Fault impact analysis and prioritization for chilled water plants with chiller and water-side economizer

Fault impact analysis is critical for quantifying operational risks, advancing fault detection and diagnosis, and guiding robust control strategies. Dual-source chilled water plants (chillers + water-side economizers, WSEs) are increasingly adopted for energy efficiency, but their hybrid configuration introduces additional fault pathways that compromise reliability and performance. Existing studies on single-source systems cannot fully capture dual-source vulnerabilities as they have different configurations and operation modes.

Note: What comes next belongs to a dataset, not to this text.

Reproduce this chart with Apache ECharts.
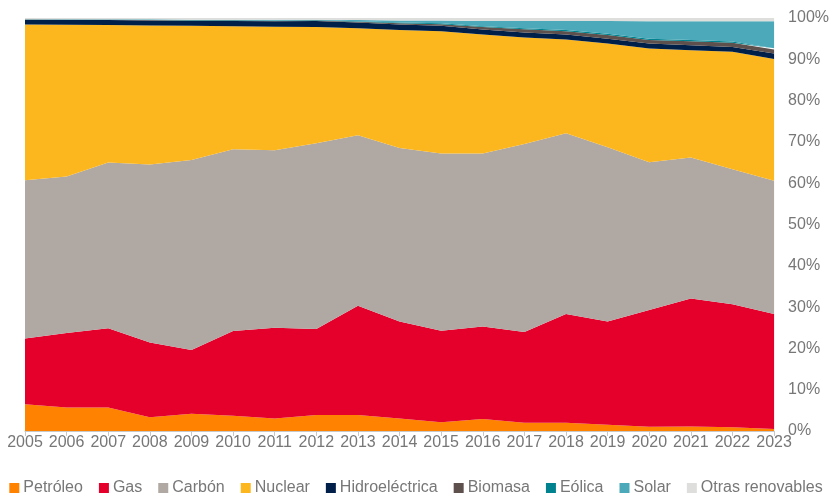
<!DOCTYPE html>
<html>
<head>
<meta charset="utf-8">
<script src="https://cdn.jsdelivr.net/npm/echarts@6/dist/echarts.min.js"></script>
<style>
  html, body { margin: 0; padding: 0; background: #ffffff; }
  #chart { width: 832px; height: 499px; }
</style>
</head>
<body>
<div id="chart"></div>
<script>
// Generation mix by source, share of total (%)
const years = ['2005','2006','2007','2008','2009','2010','2011','2012','2013','2014',
               '2015','2016','2017','2018','2019','2020','2021','2022','2023'];

const petroleo      = [6.5, 5.7, 5.7, 3.3, 4.2, 3.7, 3.0, 3.9, 3.9, 3.0, 2.1, 2.9, 2.0, 2.0, 1.5, 1.0, 1.1, 0.9, 0.5];
const gas           = [15.9, 18.0, 19.2, 18.1, 15.4, 20.5, 22.0, 20.8, 26.4, 23.5, 22.2, 22.4, 22.0, 26.3, 25.0, 28.3, 31.0, 29.8, 27.8];
const carbon        = [38.3, 37.9, 40.1, 43.1, 46.0, 44.0, 43.0, 45.0, 41.3, 42.0, 42.9, 41.9, 45.5, 43.8, 42.2, 35.8, 34.1, 32.7, 32.3];
const nuclear       = [37.7, 36.75, 33.3, 33.7, 32.5, 29.8, 29.9, 28.1, 25.9, 28.6, 29.6, 28.8, 25.8, 22.7, 25.1, 27.5, 26.0, 28.4, 29.5];
const hidro         = [1.2, 1.2, 1.2, 1.2, 1.2, 1.3, 1.3, 1.5, 1.4, 1.3, 1.3, 1.2, 1.2, 1.2, 1.2, 1.2, 1.2, 1.2, 1.3];
const biomasa       = [0.05, 0.05, 0.05, 0.1, 0.1, 0.1, 0.1, 0.1, 0.2, 0.3, 0.4, 0.6, 0.8, 0.8, 0.9, 0.9, 1.0, 1.0, 1.0];
const eolica        = [0.05, 0.05, 0.1, 0.1, 0.1, 0.1, 0.1, 0.1, 0.1, 0.2, 0.2, 0.2, 0.2, 0.3, 0.3, 0.3, 0.3, 0.3, 0.3];
const solar         = [0.0, 0.05, 0.05, 0.1, 0.1, 0.1, 0.2, 0.1, 0.3, 0.5, 0.7, 1.3, 1.8, 2.2, 3.1, 4.2, 4.5, 4.9, 6.5];
const otras         = [0.3, 0.3, 0.3, 0.3, 0.4, 0.4, 0.4, 0.4, 0.5, 0.6, 0.6, 0.7, 0.7, 0.7, 0.7, 0.8, 0.8, 0.8, 0.8];

const yTicks = { min: 0, max: 100, interval: 10 };

const seriesDefs = [
  ['Petróleo', petroleo, '#FF8200'],
  ['Gas', gas, '#E4002B'],
  ['Carbón', carbon, '#B0A8A2'],
  ['Nuclear', nuclear, '#FDB71E'],
  ['Hidroeléctrica', hidro, '#00204A'],
  ['Biomasa', biomasa, '#5E514D'],
  ['Eólica', eolica, '#00838F'],
  ['Solar', solar, '#4BA9B9'],
  ['Otras renovables', otras, '#DEDEDC']
];

const textColor = '#777777';
const font = 'Liberation Sans, Arial, sans-serif';

const chart = echarts.init(document.getElementById('chart'), null, { renderer: 'canvas' });
chart.setOption({
  animation: false,
  backgroundColor: '#ffffff',
  grid: { left: 25, right: 57, top: 18, bottom: 68, containLabel: false },
  legend: {
    bottom: 3,
    left: 'center',
    padding: [0, 5],
    icon: 'rect',
    itemWidth: 10,
    itemHeight: 10,
    itemGap: 16,
    textStyle: { color: textColor, fontSize: 16, fontFamily: font, padding: [0, 0, 0, -1] },
    data: seriesDefs.map(d => d[0])
  },
  xAxis: {
    type: 'category',
    data: years,
    boundaryGap: false,
    axisLine: { lineStyle: { color: '#c8c8c8', width: 1 } },
    axisTick: { show: true, length: 5, lineStyle: { color: '#c8c8c8' } },
    axisLabel: { color: textColor, fontSize: 16, fontFamily: font, margin: 4, interval: 0 },
    splitLine: { show: false }
  },
  yAxis: {
    type: 'value',
    position: 'right',
    min: yTicks.min,
    max: yTicks.max,
    interval: yTicks.interval,
    axisLine: { show: false },
    axisTick: { show: false },
    splitLine: { show: false },
    axisLabel: { color: textColor, fontSize: 16, fontFamily: font, margin: 14, formatter: '{value}%' }
  },
  series: seriesDefs.map(([name, values, color]) => ({
    name,
    type: 'line',
    stack: 'total',
    data: values,
    symbol: 'none',
    showSymbol: false,
    lineStyle: { width: 0, color },
    itemStyle: { color },
    areaStyle: { color, opacity: 1 },
    emphasis: { disabled: true }
  }))
});
</script>
</body>
</html>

To fill this gap, this study presents a comprehensive fault impact analysis of a chiller-WSE hybrid CHW plant, using a validated Modelica simulation testbed. A total of 27 fault scenarios representing nine common fault types were simulated and assessed using five energy and safety metrics and key operating measurements, for both representative mode-specific weeks and a full year. Results show obvious mode-depended energy impact: for example, a +2 ℃ bias in chilled water supply temperature sensor has negligible energy impact in WSE-only mode but causes a substantial increase in energy use in chiller-WSE hybrid mode. In contrast, negative supply air temperature sensor bias faults result in severe safety impacts across both modes. Annual analysis shows that extreme faults can increase energy consumption by up to 38.4% and leads to as many as 8115 unsafe hours. Collectively, the study results emphasize the necessity for developing fault-tolerant control strategies tailored to hybrid CHW systems and provide critical insights to guide their design and implementation.